◆ Problem description ◆
Within the records that follow, restate exactly the lines from the line with "Give me the D3.js source for this chart." down to the line with "var stat_n = 82;", including both. Omit the pictures.

== Records shown ==

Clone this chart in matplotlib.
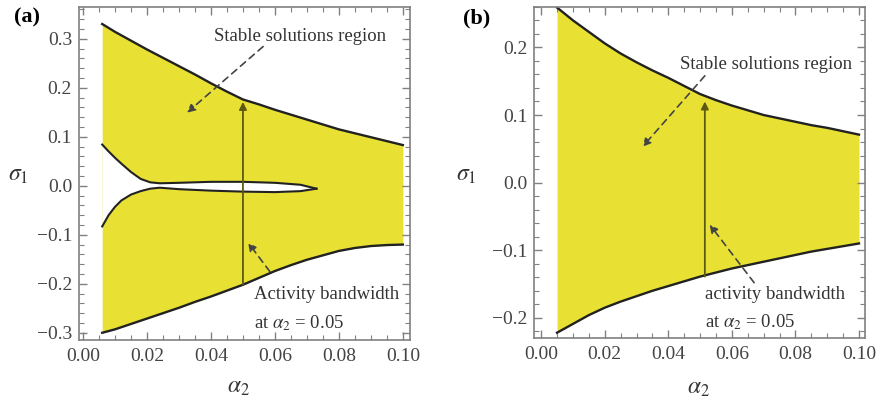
import numpy as np
import matplotlib
matplotlib.use('Agg')
import matplotlib.pyplot as plt
from matplotlib.ticker import MultipleLocator, FuncFormatter

plt.rcParams['font.family'] = ['Liberation Serif', 'DejaVu Serif']
plt.rcParams['mathtext.fontset'] = 'stix'

################################
# Data
################################
# (a) outer boundary of the stable region
a2_a = [0.006, 0.01, 0.015, 0.02, 0.025, 0.03, 0.035, 0.04, 0.045, 0.05, 0.055,
        0.06, 0.065, 0.07, 0.075, 0.08, 0.085, 0.09, 0.095, 0.10]
upper_a = [0.330, 0.314, 0.296, 0.278, 0.261, 0.244, 0.227, 0.209, 0.192, 0.176, 0.166,
           0.155, 0.145, 0.135, 0.125, 0.115, 0.107, 0.099, 0.091, 0.083]
lower_a = [-0.300, -0.293, -0.282, -0.271, -0.260, -0.249, -0.237, -0.226, -0.214, -0.202, -0.188,
           -0.174, -0.162, -0.151, -0.142, -0.133, -0.127, -0.123, -0.121, -0.120]

# (a) inner unstable loop
a2_loop = [0.006, 0.008, 0.01, 0.012, 0.015, 0.018, 0.021, 0.024, 0.03, 0.04, 0.05, 0.06, 0.068, 0.073]
loop_up = [0.084, 0.070, 0.057, 0.045, 0.028, 0.014, 0.007, 0.005, 0.006, 0.008, 0.008, 0.006, 0.002, -0.006]
loop_lo = [-0.083, -0.060, -0.043, -0.030, -0.018, -0.011, -0.006, -0.004, -0.007, -0.010, -0.012, -0.013, -0.011, -0.006]

# (b) boundary of the stable region
a2_b = [0.005, 0.01, 0.015, 0.02, 0.025, 0.03, 0.035, 0.04, 0.045, 0.05, 0.055,
        0.06, 0.065, 0.07, 0.075, 0.08, 0.085, 0.09, 0.095, 0.10]
upper_b = [0.259, 0.240, 0.223, 0.206, 0.191, 0.178, 0.166, 0.155, 0.143, 0.131, 0.122,
           0.114, 0.107, 0.100, 0.095, 0.090, 0.085, 0.081, 0.076, 0.071]
lower_b = [-0.222, -0.209, -0.196, -0.185, -0.176, -0.168, -0.160, -0.153, -0.146, -0.139, -0.133,
           -0.127, -0.122, -0.117, -0.112, -0.107, -0.102, -0.098, -0.094, -0.090]

# activity bandwidth arrows (a2, from, to)
band_a = (0.05, -0.202, 0.171)
band_b = (0.0515, -0.139, 0.120)

YELLOW = '#e8e133'
GRAY = '#808080'
TXT = '#333333'


def style(ax, xlim, ylim):
    ax.set_xlim(*xlim)
    ax.set_ylim(*ylim)
    ax.xaxis.set_major_locator(MultipleLocator(0.02))
    ax.xaxis.set_minor_locator(MultipleLocator(0.005))
    ax.yaxis.set_major_locator(MultipleLocator(0.1))
    ax.yaxis.set_minor_locator(MultipleLocator(0.02))
    ax.xaxis.set_major_formatter(FuncFormatter(lambda v, p: f'{v:.2f}'))
    ax.yaxis.set_major_formatter(
        FuncFormatter(lambda v, p: f'{round(v, 1) + 0.0:.1f}'.replace('-', '\u2212')))
    ax.tick_params(which='both', direction='in', top=True, right=True,
                   color=GRAY, labelcolor='#444444', labelsize=14)
    ax.tick_params(which='major', length=6, width=1.0)
    ax.tick_params(which='minor', length=3.5, width=0.8)
    ax.tick_params(axis='x', pad=6)
    ax.tick_params(axis='y', pad=5)
    for s in ax.spines.values():
        s.set_color(GRAY)
        s.set_linewidth(1.2)


def dashed(ax, start, end):
    ax.annotate('', xy=end, xytext=start,
                arrowprops=dict(arrowstyle='-|>', ls=(0, (4, 3)), color='#444444',
                                lw=1.2, mutation_scale=12, shrinkA=0, shrinkB=0))


def vert(ax, band):
    x, y0, y1 = band
    ax.annotate('', xy=(x, y1), xytext=(x, y0),
                arrowprops=dict(arrowstyle='-|>', color='#5c5a12', lw=1.3,
                                mutation_scale=11, shrinkA=0, shrinkB=0))


def labels(ax, ycoords, xcoords):
    ax.set_ylabel('$\\sigma_1$', rotation=0, fontsize=17, color=TXT)
    ax.yaxis.label.set_va('center')
    ax.yaxis.set_label_coords(*ycoords)
    ax.set_xlabel('$\\alpha_2$', fontsize=17, color=TXT)
    ax.xaxis.label.set_va('center')
    ax.xaxis.set_label_coords(*xcoords)


fig = plt.figure(figsize=(8.8, 4.03), dpi=100)
ax1 = fig.add_axes([0.0898, 0.156, 0.376, 0.827])
ax2 = fig.add_axes([0.607, 0.161, 0.376, 0.822])

################################
# (a)
################################
ax1.fill_between(a2_a, lower_a, upper_a, color=YELLOW, lw=0)
ax1.fill_between(a2_loop, loop_lo, loop_up, color='white', lw=0)
ax1.plot(a2_a, upper_a, color='#222222', lw=1.7)
ax1.plot(a2_a, lower_a, color='#222222', lw=1.7)
ax1.plot(a2_loop, loop_up, color='#222222', lw=1.5)
ax1.plot(a2_loop, loop_lo, color='#222222', lw=1.5)
vert(ax1, band_a)
style(ax1, (-0.00125, 0.1022), (-0.315, 0.365))

ax1.text(0.0678, 0.304, 'Stable solutions region', ha='center', va='center',
         fontsize=13.5, color=TXT)
dashed(ax1, (0.0563, 0.284), (0.0325, 0.149))
ax1.text(0.0535, -0.222, 'Activity bandwidth', ha='left', va='center',
         fontsize=13.5, color=TXT)
ax1.text(0.0535, -0.280, 'at $\\alpha_2$ = 0.05', ha='left', va='center',
         fontsize=13.5, color=TXT)
dashed(ax1, (0.0584, -0.175), (0.0516, -0.116))
labels(ax1, (-0.184, 0.495), (0.483, -0.141))

################################
# (b)
################################
ax2.fill_between(a2_b, lower_b, upper_b, color=YELLOW, lw=0)
ax2.plot(a2_b, upper_b, color='#222222', lw=1.7)
ax2.plot(a2_b, lower_b, color='#222222', lw=1.7)
vert(ax2, band_b)
style(ax2, (-0.0022, 0.1019), (-0.23, 0.26))

ax2.text(0.0707, 0.175, 'Stable solutions region', ha='center', va='center',
         fontsize=13.5, color=TXT)
dashed(ax2, (0.0515, 0.158), (0.0319, 0.053))
ax2.text(0.0515, -0.166, 'activity bandwidth', ha='left', va='center',
         fontsize=13.5, color=TXT)
ax2.text(0.0515, -0.206, 'at $\\alpha_2$ = 0.05', ha='left', va='center',
         fontsize=13.5, color=TXT)
dashed(ax2, (0.067, -0.148), (0.053, -0.062))
labels(ax2, (-0.205, 0.49), (0.495, -0.151))

fig.text(0.031, 0.957, '(a)', fontsize=16, fontweight='bold', ha='center', va='center')
fig.text(0.542, 0.955, '(b)', fontsize=16, fontweight='bold', ha='center', va='center')

fig.savefig('out.png', dpi=100)
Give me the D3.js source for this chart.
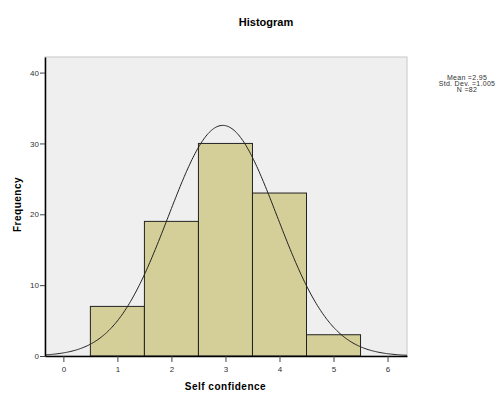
<!DOCTYPE html>
<html>
<head>
<meta charset="utf-8">
<script src="https://cdn.jsdelivr.net/npm/d3@7"></script>
<style>
  body { margin: 0; background: #fff; }
  text { font-family: "Liberation Sans", Arial, sans-serif; }
</style>
</head>
<body>
<svg id="drawing_region"></svg>
<script>
// histogram bins (Self confidence score) and counts
var bin_centers = [1, 2, 3, 4, 5];
var counts = [7, 19, 30, 23, 3];
var x_ticks = [0, 1, 2, 3, 4, 5, 6];
var y_ticks = [0, 10, 20, 30, 40];
// stats shown in the legend
var stat_mean = 2.95;
var stat_sd = 1.005;
var stat_n = 82;

var config = {
    width: 504,
    height: 394,
    margin: {top: 57, right: 97, bottom: 38, left: 45}
};

var svg = d3.select('#drawing_region')
    .attr('width', config.width)
    .attr('height', config.height);

var inner_width = config.width - config.margin.left - config.margin.right;
var inner_height = config.height - config.margin.top - config.margin.bottom;

var chart = svg.append('g')
    .attr('transform', `translate(${config.margin.left}, ${config.margin.top})`);

var xscale = d3.scaleLinear()
    .domain([-0.34, 6.36])
    .range([0, inner_width]);

var yscale = d3.scaleLinear()
    .domain([0, 42.2])
    .range([inner_height, 0]);

// plot background
chart.append('rect')
    .attr('x', 0)
    .attr('y', 0)
    .attr('width', inner_width)
    .attr('height', inner_height)
    .attr('fill', '#efefef')
    .attr('stroke', '#c8c8c8')
    .attr('stroke-width', 1);

// bars
chart.selectAll('.bar')
    .data(bin_centers)
    .join('rect')
    .attr('class', 'bar')
    .attr('x', d => xscale(d - 0.5))
    .attr('y', (d, i) => yscale(counts[i]))
    .attr('width', d => xscale(d + 0.5) - xscale(d - 0.5))
    .attr('height', (d, i) => yscale(0) - yscale(counts[i]))
    .attr('fill', '#d4ce98')
    .attr('stroke', '#222')
    .attr('stroke-width', 1);

// fitted normal curve: n * binwidth * pdf(x)
var curve_x = d3.range(-0.34, 6.37, 0.02);
var line = d3.line()
    .x(d => xscale(d))
    .y(d => yscale(stat_n * Math.exp(-0.5 * Math.pow((d - stat_mean) / stat_sd, 2)) / (stat_sd * Math.sqrt(2 * Math.PI))))
    .curve(d3.curveBasis);

chart.append('path')
    .datum(curve_x)
    .attr('d', line)
    .attr('fill', 'none')
    .attr('stroke', '#222')
    .attr('stroke-width', 1);

// axes
var xaxis = d3.axisBottom(xscale)
    .tickValues(x_ticks)
    .tickFormat(d3.format('d'))
    .tickSize(6)
    .tickSizeOuter(0);

var yaxis = d3.axisLeft(yscale)
    .tickValues(y_ticks)
    .tickFormat(d3.format('d'))
    .tickSize(5)
    .tickSizeOuter(0);

var xaxis_group = chart.append('g')
    .attr('transform', `translate(0, ${inner_height})`)
    .call(xaxis);

var yaxis_group = chart.append('g')
    .call(yaxis);

xaxis_group.select('.domain').attr('stroke', '#000').attr('stroke-width', 1.5);
yaxis_group.select('.domain').attr('stroke', '#000').attr('stroke-width', 1.5);
xaxis_group.selectAll('.tick line').attr('stroke', '#444');
yaxis_group.selectAll('.tick line').attr('stroke', '#444');
xaxis_group.selectAll('.tick text')
    .attr('font-size', '8px')
    .attr('fill', '#333')
    .attr('dy', '0.9em');
yaxis_group.selectAll('.tick text')
    .attr('font-size', '8px')
    .attr('fill', '#333')
    .attr('x', -6);

// axis titles
svg.append('text')
    .attr('x', config.margin.left + xscale(3))
    .attr('y', 390)
    .attr('text-anchor', 'middle')
    .attr('font-size', '10px')
    .attr('font-weight', 'bold')
    .attr('letter-spacing', '0.5px')
    .text('Self confidence');

svg.append('text')
    .attr('transform', `translate(21, ${config.margin.top + inner_height / 2 - 2}) rotate(-90)`)
    .attr('text-anchor', 'middle')
    .attr('font-size', '10px')
    .attr('font-weight', 'bold')
    .attr('letter-spacing', '0.5px')
    .text('Frequency');

// title
svg.append('text')
    .attr('x', 266)
    .attr('y', 26)
    .attr('text-anchor', 'middle')
    .attr('font-size', '11px')
    .attr('font-weight', 'bold')
    .text('Histogram');

// legend with stats
var legend_lines = ['Mean =' + stat_mean.toFixed(2), 'Std. Dev. =' + stat_sd.toFixed(3), 'N =' + stat_n];
svg.selectAll('.legend')
    .data(legend_lines)
    .join('text')
    .attr('class', 'legend')
    .attr('x', 467)
    .attr('y', (d, i) => 80 + i * 6)
    .attr('text-anchor', 'middle')
    .attr('font-size', '7px')
    .attr('letter-spacing', '0.3px')
    .attr('fill', '#333')
    .text(d => d);
</script>
</body>
</html>
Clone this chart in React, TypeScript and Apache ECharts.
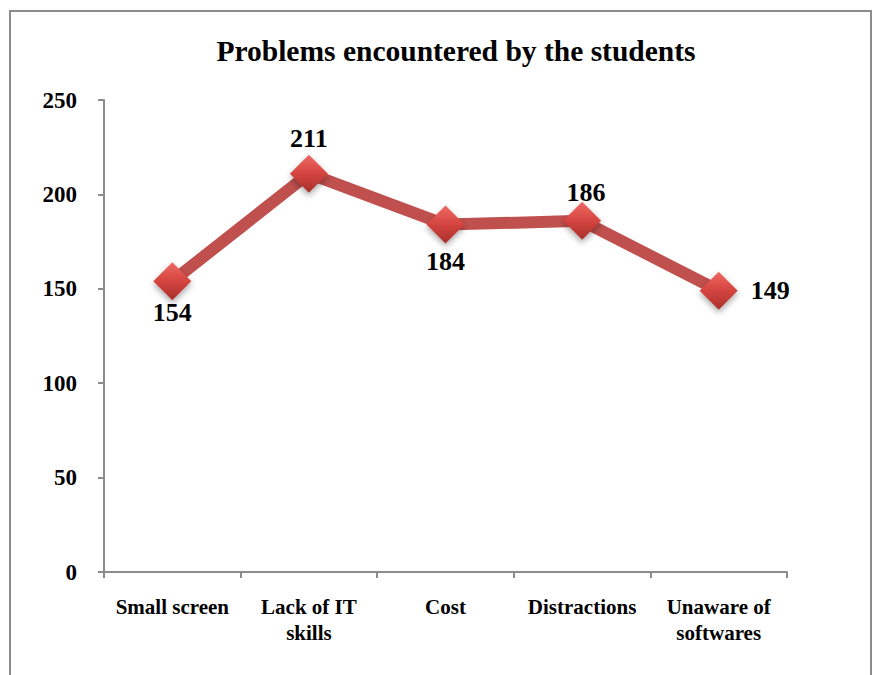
import React, { useEffect, useRef } from "react";
import * as echarts from "echarts";

const categories = ["Small screen", "Lack of IT\nskills", "Cost", "Distractions", "Unaware of\nsoftwares"];
const values = [154, 211, 184, 186, 149];
const labelPositions = ["bottom", "top", "bottom", "top", "right"];
const labelOffsets = [[0, -2], [0, -2], [0, 4], [4, 5], [12, 0]];

const FONT = "'Liberation Serif', 'Times New Roman', serif";

export default function App() {
  const ref = useRef<HTMLDivElement>(null);
  useEffect(() => {
    if (!ref.current) return;
    const chart = echarts.init(ref.current, undefined, { renderer: "svg" });
    chart.setOption({
      animation: false,
      backgroundColor: "#ffffff",
      graphic: [
        {
          type: "rect",
          shape: { x: 10, y: 11, width: 861, height: 680 },
          style: { fill: "none", stroke: "#8c8c8c", lineWidth: 2 },
          silent: true,
        },
      ],
      title: {
        text: "Problems encountered by the students",
        left: 451,
        textAlign: "center",
        top: 31,
        textStyle: { fontFamily: FONT, fontWeight: "bold", fontSize: 29.5, color: "#000" },
      },
      grid: { left: 104, right: 93, top: 100, bottom: 103, containLabel: false },
      xAxis: {
        type: "category",
        data: categories,
        boundaryGap: true,
        axisLine: { lineStyle: { color: "#8c8c8c", width: 2 } },
        axisTick: { show: true, length: 6, lineStyle: { color: "#8c8c8c", width: 2 } },
        axisLabel: {
          margin: 22,
          interval: 0,
          fontFamily: FONT,
          fontWeight: "bold",
          fontSize: 21,
          lineHeight: 26,
          color: "#000",
        },
      },
      yAxis: {
        type: "value",
        min: 0,
        max: 250,
        interval: 50,
        axisLine: { show: true, lineStyle: { color: "#8c8c8c", width: 2 } },
        axisTick: { show: true, length: 6, lineStyle: { color: "#8c8c8c", width: 2 } },
        splitLine: { show: false },
        axisLabel: {
          margin: 27,
          fontFamily: FONT,
          fontWeight: "bold",
          fontSize: 23,
          color: "#000",
        },
      },
      series: [
        {
          type: "line",
          data: values.map((v, i) => ({
            value: v,
            label: { position: labelPositions[i], offset: labelOffsets[i] },
          })),
          lineStyle: { color: "#c0504d", width: 12 },
          symbol: "diamond",
          symbolSize: [38, 38],
          itemStyle: {
            color: new echarts.graphic.LinearGradient(0, 0, 0, 1, [
              { offset: 0, color: "#ef6a64" },
              { offset: 0.5, color: "#d4443f" },
              { offset: 1, color: "#a8302c" },
            ]),
            shadowColor: "rgba(0,0,0,0.35)",
            shadowBlur: 6,
            shadowOffsetY: 3,
          },
          label: {
            show: true,
            distance: 1,
            fontFamily: FONT,
            fontWeight: "bold",
            fontSize: 26,
            color: "#000",
          },
        },
      ],
    });
    return () => chart.dispose();
  }, []);
  return (
    <div
      ref={ref}
      style={{ position: "fixed", left: 0, top: 0, width: 880, height: 675 }}
    />
  );
}
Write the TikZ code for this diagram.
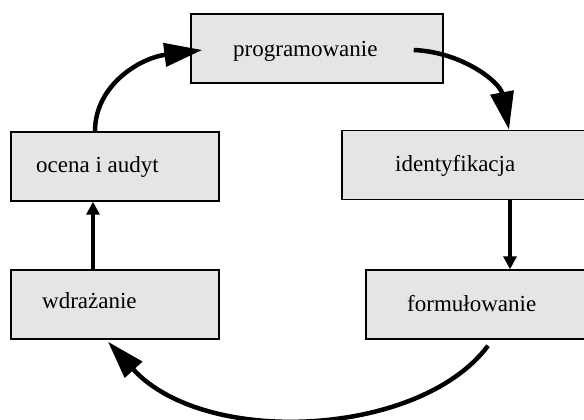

===

◆ Result below ◆
Give me the D3.js source for this chart.
<!DOCTYPE html>
<html>
<head>
<meta charset="utf-8">
<script src="https://cdn.jsdelivr.net/npm/d3@7"></script>
<style>
  body { margin: 0; background: #fff; }
  text { font-family: "Liberation Sans", Arial, sans-serif; }
</style>
</head>
<body>
<svg id="drawing_region"></svg>
<script>
// histogram bins (Self confidence score) and counts
var bin_centers = [1, 2, 3, 4, 5];
var counts = [7, 19, 30, 23, 3];
var x_ticks = [0, 1, 2, 3, 4, 5, 6];
var y_ticks = [0, 10, 20, 30, 40];
// stats shown in the legend
var stat_mean = 2.95;
var stat_sd = 1.005;
var stat_n = 82;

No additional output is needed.